Nel 1982 fu istituito il FIO (Fondo investimenti ed occupazione) ed il Nucleo di valutazione degli investimenti per finanziare progetti presentati dalle Amministrazioni centrali e regionali sulla base di criteri restrittivi (effettiva realizzabilità , efficacia dell’intervento). Si sviluppò poi il sistema di finanziamento da parte della Comunità Europea, specie con la creazione del FERS (Fondo Europeo di Sviluppo Regionale) che prevedeva finanziamenti a certe condizioni, e cioè che i Programmi Regionali di Sviluppo contenessero un’analisi economica, la scelta degli obiettivi, l’indicazione delle azioni per raggiungerli, la previsione delle risorse per la realizzazione e l’individuazione dei soggetti responsabili dell’esecuzione. Con un Regolamento base del 1988 si apportarono tre grandi innovazioni: la programmazione come unico mezzo per realizzare gli obiettivi selezionati, la necessità della partnership e la complementarietà dell’azione comunitaria rispetto alle azioni nazionali. Gli obiettivi fondamentali erano lo sviluppo delle regioni in ritardo, la riconversione delle regioni colpite da declino industriale, lotta contro la disoccupazione, l’inserimento professionale dei giovani e l’adeguamento delle strutture agrarie e lo sviluppo delle zone rurali.
Gli accordi di programma
La legge 241/90 ha introdotto la possibilità , per l’Amministrazione procedente, di concludere accordi con gli interessati, applicandosi ad essi i principi del codice civile in materia di obbligazioni e contratti in quanto compatibili. Esempio più chiaro di tale sistema è sicuramente costituito dagli Accordi di Programma, introdotti per assicurare la partecipazione di Enti, specie Regioni, e altre amministrazioni pubbliche al procedimento di formazione di un atto programmatico generale. In linea generale a tali accordi partecipano solo soggetti pubblici, tuttavia specie nella legislazione regionale è consentita la partecipazione di soggetti privati, sulla base del principio della sovranità popolare e del fatto che essi possono essere potenziali o parziali destinatari degli effetti materiali dell’accordo di programma.
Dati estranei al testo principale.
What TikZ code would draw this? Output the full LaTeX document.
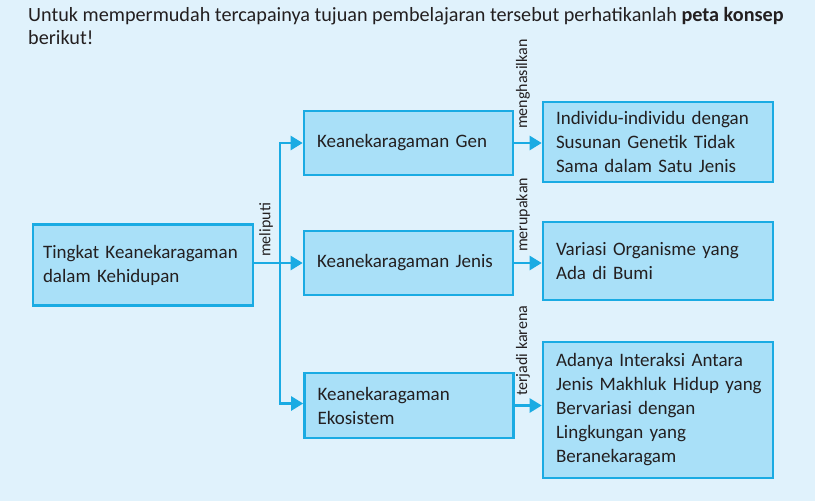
\documentclass[tikz,border=0pt]{standalone}
\usepackage{fontspec}
\setmainfont{Carlito}
\usetikzlibrary{arrows.meta}
\definecolor{latar}{HTML}{E0F2FC}
\definecolor{isikotak}{HTML}{A9E0F8}
\definecolor{garisbiru}{HTML}{1AABE3}
\definecolor{tinta}{HTML}{231F20}
\tikzstyle{every node}=[font=\fontsize{19}{24}\selectfont,text=tinta]
\tikzstyle{every path}=[line width=2.4pt,line join=miter]
\tikzstyle{konsep}=[draw=garisbiru,line width=2.6pt,fill=isikotak,align=left,inner ysep=0pt]
\tikzstyle{panah}=[draw=garisbiru,-{Triangle[length=12pt,width=14pt]}]
\tikzstyle{ket}=[rotate=90,anchor=west,inner sep=0pt,font=\fontsize{16}{18}\selectfont]

\begin{document}
\begin{tikzpicture}[x=1pt,y=-1pt]
    % background
    \fill[latar] (0,0) rectangle (815,501);
    \useasboundingbox (0,0) rectangle (815,501);

    % heading
    \node[anchor=north west,inner sep=0pt,align=left,
        font=\fontsize{20.2}{23}\selectfont] (judul) at (27,6)
        {Untuk mempermudah tercapainya tujuan pembelajaran tersebut perhatikanlah \textbf{peta konsep}\\berikut!};

    % left box
    \node[konsep,text width=200pt,inner xsep=10pt,minimum height=81pt]
        (tingkat) at (143,265) {Tingkat Keanekaragaman\\dalam Kehidupan};

    % middle boxes
    \node[konsep,text width=183pt,inner xsep=13pt,minimum height=64pt]
        (gen) at (408.5,143) {Keanekaragaman Gen};
    \node[konsep,text width=183pt,inner xsep=13pt,minimum height=64pt]
        (jenis) at (408.5,263) {Keanekaragaman Jenis};
    \node[konsep,text width=183pt,inner xsep=13pt,minimum height=65pt]
        (ekosistem) at (409,405.5) {Keanekaragaman\\Ekosistem};

    % right boxes
    \node[konsep,text width=204pt,inner xsep=13pt,minimum height=80pt]
        (hasilgen) at (658,142) {Individu-individu dengan\\Susunan Genetik Tidak\\Sama dalam Satu Jenis};
    \node[konsep,text width=204pt,inner xsep=13pt,minimum height=78pt]
        (hasiljenis) at (658,261) {Variasi Organisme yang\\Ada di Bumi};
    \node[konsep,text width=204pt,inner xsep=13pt,minimum height=136pt]
        (hasileko) at (658,410) {Adanya Interaksi Antara\\Jenis~Makhluk~Hidup~yang\\Bervariasi dengan\\Lingkungan yang\\Beranekaragam};

    % connectors
    \coordinate (cabang) at (280,263);
    \draw[panah] (tingkat.east |- jenis.west) -- (jenis.west);
    \draw[panah] (cabang) |- (gen.west);
    \draw[panah] (cabang) |- ([yshift=2pt]ekosistem.west);
    \draw[panah] (gen.east) -- (gen.east -| hasilgen.west);
    \draw[panah] (jenis.east) -- (jenis.east -| hasiljenis.west);
    \draw[panah] (ekosistem.east) -- (ekosistem.east -| hasileko.west);

    % labels
    \node[ket] (lmeliputi) at (266,258) {meliputi};
    \node[ket] (lmenghasilkan) at (523,130) {menghasilkan};
    \node[ket] (lmerupakan) at (523,253) {merupakan};
    \node[ket] (lterjadi) at (523,397) {terjadi karena};
\end{tikzpicture}
\end{document}
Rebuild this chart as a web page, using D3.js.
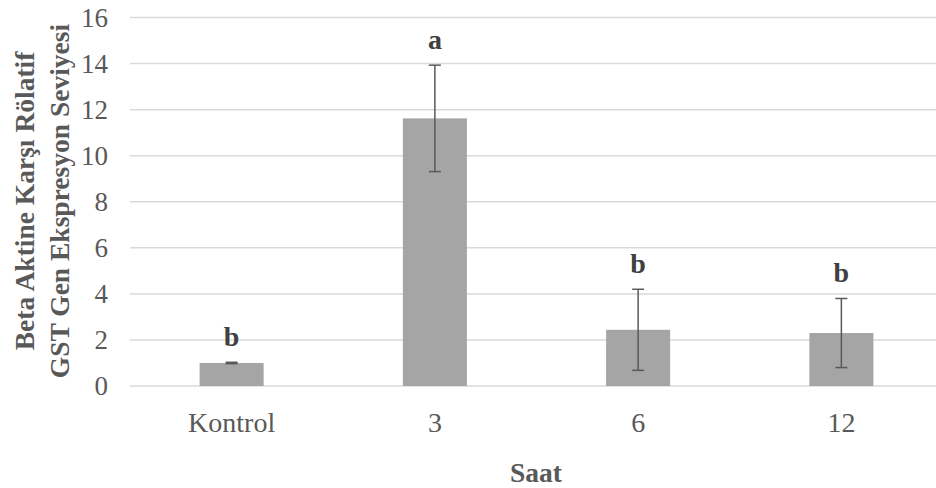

La normativa contenuta nella Costituzione: l’art.119
Tale articolo, precisando che le Regioni, i Comuni e le Province hanno risorse autonome, fissa come principi fondamentali sia il fatto che la finanza regionale deve essere raccordata come quella statale, sia che le entrate regionali devono essere costituite da tributi propri e quote di tributi erariali, sia che vi sono dei contributi specifici e delle risorse aggiuntive da destinare ad alcuni Comuni, Province e Regioni. La legge 158/90 intervenne in tale sistema ampliando l’autonomia tributaria e riordinando la materia dei trasferimenti statali, con la previsione di contributi speciali e il ricordo all’indebitamento nei limiti delle leggi vigenti. I principali canali di finanziamento delle attività regionali sono attualmente il fondo comune (per le spese correnti) ed il fondo di sviluppo (per le spese in conto capitale). La legge 421/93 invece invertì il rapporto finanziario tra Stato e Regioni con la delega al Governo per la realizzazione e la revisione delle discipline in materia di sanità , pubblico impiego, previdenza e finanza territoriale. Il Governo avrebbe fissato gli indirizzi e le linee di dettaglio per ciascun ambito, con la previsione sia di trasferimento di potestà impositiva, sia di compartecipazione ai tributi erariali. Venne quindi a rafforzarsi l’ambito di autonomia regionale.